I think Obama and the Fed are pledged to a much more regulated financial industry, more evolution than revolution. Eventually, regulation in and of itself will cause the industry to shrink. I think today's action in the financial stocks is a recognition of winners and losers, and a reality check on how the institutions will acually earn money.
If I could name one pressure point, it would be the separation of investment banking and commercial banking. Even given all the other problems, it seems that the inherent conflicts of interest in government gauranteed banks playing in other fields is the root of our problems.
Go figure.
But...
The financial markets are not the same as the nation's economy. Unemployment presents a ghastly picture. Zombie banks and federal deficits are ready to suck all credit out of the system, and the entire global economy seems to be going down the drain. Depending on China is a foolhardy endeavor - the Chinese have better things to do than bail out their strategic rivals.
Geithner and the Fed should have pushed for a Swiss model to solve the banking crisis. It's been done before, with the S&Ls. Also, the nature of investment banking as a business model (balancing intermittent dribbles of inbound cash-flows from deals with short-term loans) does not lend itself easily to a publicly listed company. It's far more suitable for a partnership firm, which is how it once used to be. Sigh.
I guess the best model to follow is that of the Silicon Valley startups, or even the hedge fund industry. Small, agile. Fails quickly, with minimal load on the markets.
When I hear the dark side disaster warning people talk they cite actual numbers, studies by neutral parties, and first hand experience in the real world.
I voted for Obama and like Mr. Kuttner I think he's smarter than I am. CERTAINLY he's a better political animal than I ever could be. But right now I've got zero faith in his administration in an increasing number of areas with finance being first among them.
I haven't been this sure my government was lying to me since the run up to the Iraq invasion.
Obama, Bush, Democrats, Republicans, the Fed, Regulators................ ALL OF THEM ARE CORRUPT.

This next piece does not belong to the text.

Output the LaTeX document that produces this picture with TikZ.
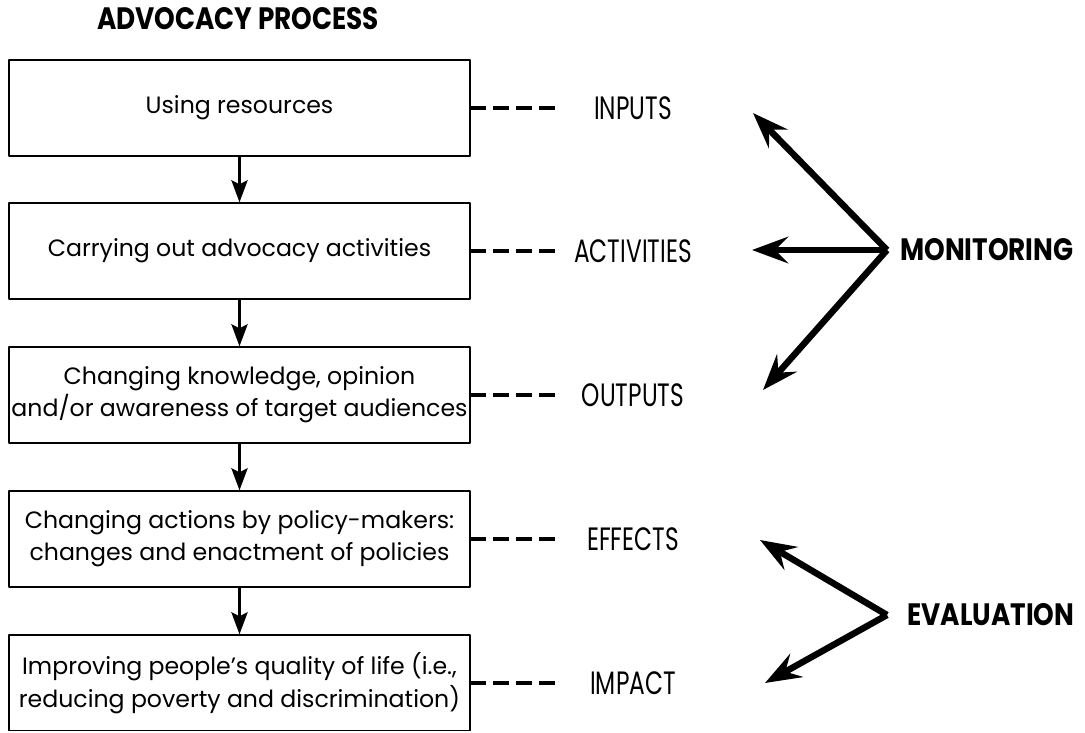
\documentclass[tikz,border=0pt]{standalone}
\usepackage{fontspec}
\setmainfont{Poppins}
\newfontfamily\tagfont{Poppins}[FakeStretch=0.72]
\newfontfamily\headfont{Poppins}[FakeStretch=0.85]
\usetikzlibrary{arrows.meta}

\begin{document}
\begin{tikzpicture}[x=0.025cm, y=-0.025cm, line join=round]
	\tikzset{procbox/.style={draw, line width=0.9pt, minimum width=11.525cm, minimum height=2.4cm, inner sep=0pt, align=center, font=\fontsize{16.8}{23}\selectfont},
		flow/.style={-{Stealth[length=0.55cm, width=0.4cm, inset=0.1cm]}, line width=2.5pt},
		dashlink/.style={line width=2.9pt, dash pattern=on 11pt off 5.2pt},
		tag/.style={font=\tagfont\fontsize{23}{23}\selectfont},
		bigword/.style={font=\headfont\bfseries\fontsize{22}{22}\selectfont, anchor=west, inner sep=0pt},
		reach/.style={-{Stealth[length=0.9cm, width=0.66cm, inset=0.32cm]}, line width=4.6pt}}
	\def\lx{633}\def\dx{557}
	\useasboundingbox (0,0) rectangle (1085,732);
	\clip (0,0) rectangle (1085,730);
	% title
	\node[font=\headfont\bfseries\fontsize{22}{22}\selectfont] (title) at (238,19) {ADVOCACY PROCESS};
	% process boxes
	\node[procbox] (use) at (239.5,108) {Using resources};
	\node[procbox] (act) at (239.5,251) {Carrying out advocacy activities};
	\node[procbox] (know) at (239.5,395) {Changing knowledge, opinion\\and/or awareness of target audiences};
	\node[procbox] (pol) at (239.5,539) {Changing actions by policy-makers:\\changes and enactment of policies};
	\node[procbox] (life) at (239.5,683) {Improving people's quality of life (i.e.,\\reducing poverty and discrimination)};
	\draw[flow] (use) -- (act);
	\draw[flow] (act) -- (know);
	\draw[flow] (know) -- (pol);
	\draw[flow] (pol) -- (life);
	% stage labels
	\foreach \b/\t in {use/INPUTS, act/ACTIVITIES, know/OUTPUTS, pol/EFFECTS, life/IMPACT}{
		\coordinate (e-\b) at (\b.east -| \dx,0);
		\draw[dashlink] (\b.east) -- (e-\b);
		\node[tag] (t-\b) at (\b.east -| \lx,0) {\t};
	}
	% monitoring
	\node[bigword] (mon) at (900,250) {MONITORING};
	\coordinate (mhub) at (887,250);
	\coordinate (mup) at (753,113);
	\coordinate (mmid) at (752,250);
	\coordinate (mdown) at (763,390);
	\draw[reach] (mhub) -- (mup);
	\draw[reach] (mhub) -- (mmid);
	\draw[reach] (mhub) -- (mdown);
	% evaluation
	\node[bigword] (eva) at (907,615) {EVALUATION};
	\coordinate (ehub) at (887,615);
	\coordinate (eup) at (760,540);
	\coordinate (edown) at (765,683);
	\draw[reach] (ehub) -- (eup);
	\draw[reach] (ehub) -- (edown);
\end{tikzpicture}
\end{document}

This is a battle between the American people..........ALL THE AMERICAN PEOPLE............versus the criminals who have taken over our country.
Until there is government paid-for political campaigns, at local, state, and federal, all elections including primaries, all candidates will be those pre-approved by business and the wealthy.
For middle-class McCain contributors: you don't think *YOU* contributed to Obama's campaign? Guess again, every consumer in America contributed to both candidates' campaigns. Your contribution is hidden in the price of everything you buy. And you don't even get a income tax deduction. Ain't you the perfect fool.